Accounting conventions are the rules and regulations that are required to be followed by accountants while maintaining company accounts and carrying out financial transactions. These conventions have been followed for many years, and they are changed only if the need arises. Due to the changing ways of businesses and more competitive environment, they modifications have been made in them to increase the efficiency of the accounting practices.
Important Accounting Conventions
Among the accounting conventions, the one dealing with complete disclosure is the most important one. It makes it binding on accounting professionals, that they disclose all important data and statistics to investors, to make them fully aware of the financial performance of the company.
Active investors are largely dependent on the financial data provided to them, when making investment decisions. Hence, any wrong data disclosed can lead to a big loss to the investors. Therefore, disclosing the right details, at the right time is mandatory and a universally accepted principle or convention in accounting.
The convention of consistency is also equally important, and needs to be studied by all people related to the field. Consistency is needed in all walks of human life and accounting is no exception for this. By maintaining a consistency in the way you value stock of a company, the way depreciation is calculated, and the way profitability and turnover growth is judged, the investors will find it easy to distinguish the profitable and financially strong companies from the non-performing ones. If entirely different parameters are used for judging the financial performance of the company every year, then it may lead to some sort of confusion in the minds of people and this can lead to wrong investor decisions. The consistency conventions however do not restrict the accountants from not using or introducing advanced or new methods and techniques of data presentation and calculations.

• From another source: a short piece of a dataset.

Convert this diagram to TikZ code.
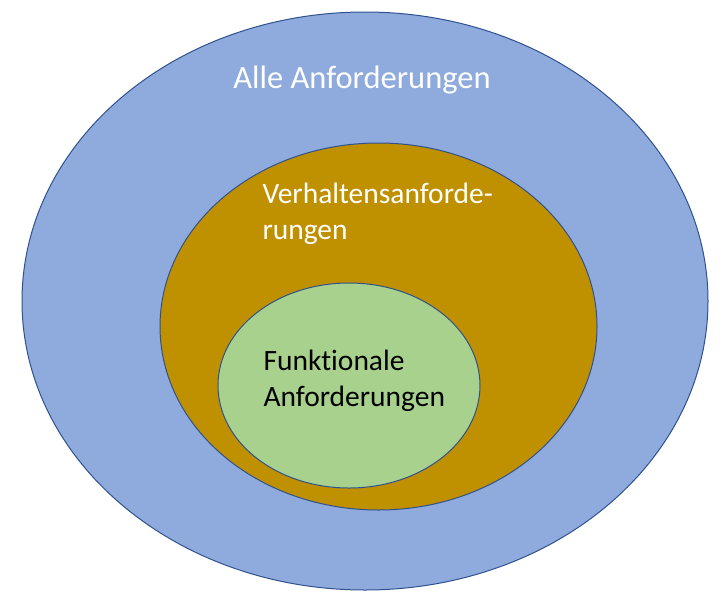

The next accounting convention is that of conservatism. This literally means that the accountant should play safe and take into consideration the factors which can pose a threat to the growth and earnings of a business. The business environment is challenging and companies have to tackle many financial and political situations. These can have a direct impact on the performance of the company. Hence, taking this into consideration is a must while preparing the accounting statements. These things need to be discounted from the earnings estimates calculated by the accountants.

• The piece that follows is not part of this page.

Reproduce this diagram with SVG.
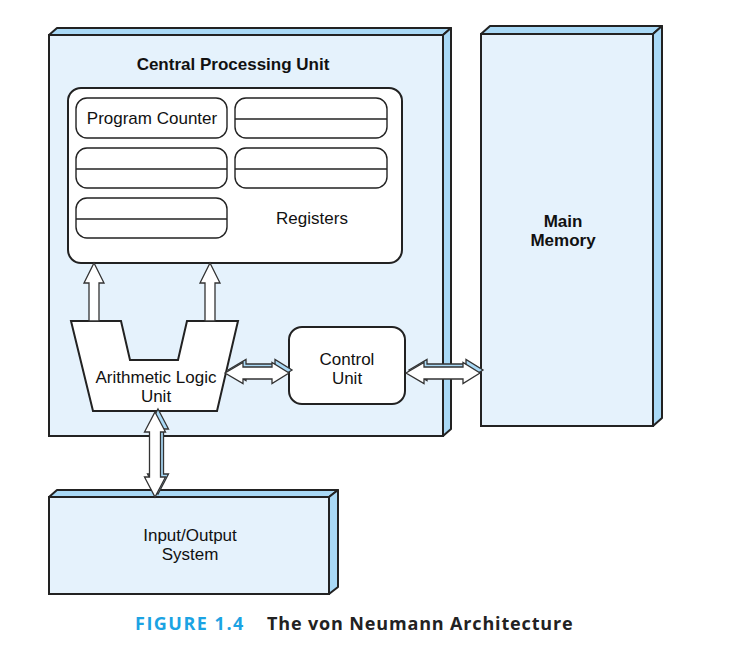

The accounting convention of materiality is also the one which needs to be discussed. According to this convention, only those events and transactions which are highly important and have an effect on the overall business should be considered while preparing the statements. If the accountants go on including the insignificant or those items which are not that important, then it might be a wastage of time and diversion of attention from the main topic for the readers.

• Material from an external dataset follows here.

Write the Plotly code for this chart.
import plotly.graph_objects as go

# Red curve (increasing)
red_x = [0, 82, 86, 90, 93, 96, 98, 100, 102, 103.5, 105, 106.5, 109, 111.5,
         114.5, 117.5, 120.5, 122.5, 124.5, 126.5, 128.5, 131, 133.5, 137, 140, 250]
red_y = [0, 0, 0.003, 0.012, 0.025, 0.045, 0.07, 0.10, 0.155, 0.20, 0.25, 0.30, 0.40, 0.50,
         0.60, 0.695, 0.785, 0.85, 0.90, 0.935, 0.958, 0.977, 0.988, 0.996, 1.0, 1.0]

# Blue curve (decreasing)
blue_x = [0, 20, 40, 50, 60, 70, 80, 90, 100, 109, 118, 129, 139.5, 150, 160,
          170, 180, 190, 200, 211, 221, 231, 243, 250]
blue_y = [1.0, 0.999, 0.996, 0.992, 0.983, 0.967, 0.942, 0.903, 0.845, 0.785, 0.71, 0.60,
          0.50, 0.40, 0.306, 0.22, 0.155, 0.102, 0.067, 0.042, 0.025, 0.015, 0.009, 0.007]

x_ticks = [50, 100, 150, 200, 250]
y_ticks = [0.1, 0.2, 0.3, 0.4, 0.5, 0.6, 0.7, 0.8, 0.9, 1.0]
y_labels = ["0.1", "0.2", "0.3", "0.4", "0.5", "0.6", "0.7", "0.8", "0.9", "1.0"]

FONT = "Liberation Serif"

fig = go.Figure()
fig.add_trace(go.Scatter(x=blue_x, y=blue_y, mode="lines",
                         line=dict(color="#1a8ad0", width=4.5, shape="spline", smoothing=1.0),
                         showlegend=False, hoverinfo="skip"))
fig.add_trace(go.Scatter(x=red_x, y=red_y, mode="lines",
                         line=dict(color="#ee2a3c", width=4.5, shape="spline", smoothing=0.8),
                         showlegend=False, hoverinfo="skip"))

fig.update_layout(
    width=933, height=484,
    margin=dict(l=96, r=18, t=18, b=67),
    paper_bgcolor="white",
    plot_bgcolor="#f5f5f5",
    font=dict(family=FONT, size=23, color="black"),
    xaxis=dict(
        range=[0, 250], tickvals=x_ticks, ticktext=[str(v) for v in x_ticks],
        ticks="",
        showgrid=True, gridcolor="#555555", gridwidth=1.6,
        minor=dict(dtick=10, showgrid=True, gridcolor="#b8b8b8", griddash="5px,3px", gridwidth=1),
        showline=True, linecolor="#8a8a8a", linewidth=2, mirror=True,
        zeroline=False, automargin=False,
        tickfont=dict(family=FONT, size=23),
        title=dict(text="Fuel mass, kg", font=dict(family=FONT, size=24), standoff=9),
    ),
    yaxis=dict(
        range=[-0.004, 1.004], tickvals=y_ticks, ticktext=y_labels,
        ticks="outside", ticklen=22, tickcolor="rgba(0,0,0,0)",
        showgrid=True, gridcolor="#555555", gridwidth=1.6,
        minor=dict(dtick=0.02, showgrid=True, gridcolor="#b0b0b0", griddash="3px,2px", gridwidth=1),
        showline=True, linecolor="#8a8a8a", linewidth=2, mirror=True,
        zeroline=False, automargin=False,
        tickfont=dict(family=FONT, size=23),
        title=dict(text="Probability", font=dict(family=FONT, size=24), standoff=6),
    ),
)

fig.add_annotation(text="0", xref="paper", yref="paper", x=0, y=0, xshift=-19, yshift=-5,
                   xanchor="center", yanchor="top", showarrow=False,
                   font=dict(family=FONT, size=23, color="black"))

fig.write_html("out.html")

The convention of separate entity is also a major one in accounting. As per the meaning of this convention, the financial transactions of the owners or the promoters of a business are always considered to be different from those of the company. The convention of realization is useful in knowing the transactions that take place in an effective way.
These were the accounting conventions which you should be aware of to generate statements which are fully true and useful. These conventions can be a guiding light in increasing your accuracy in accounting practices.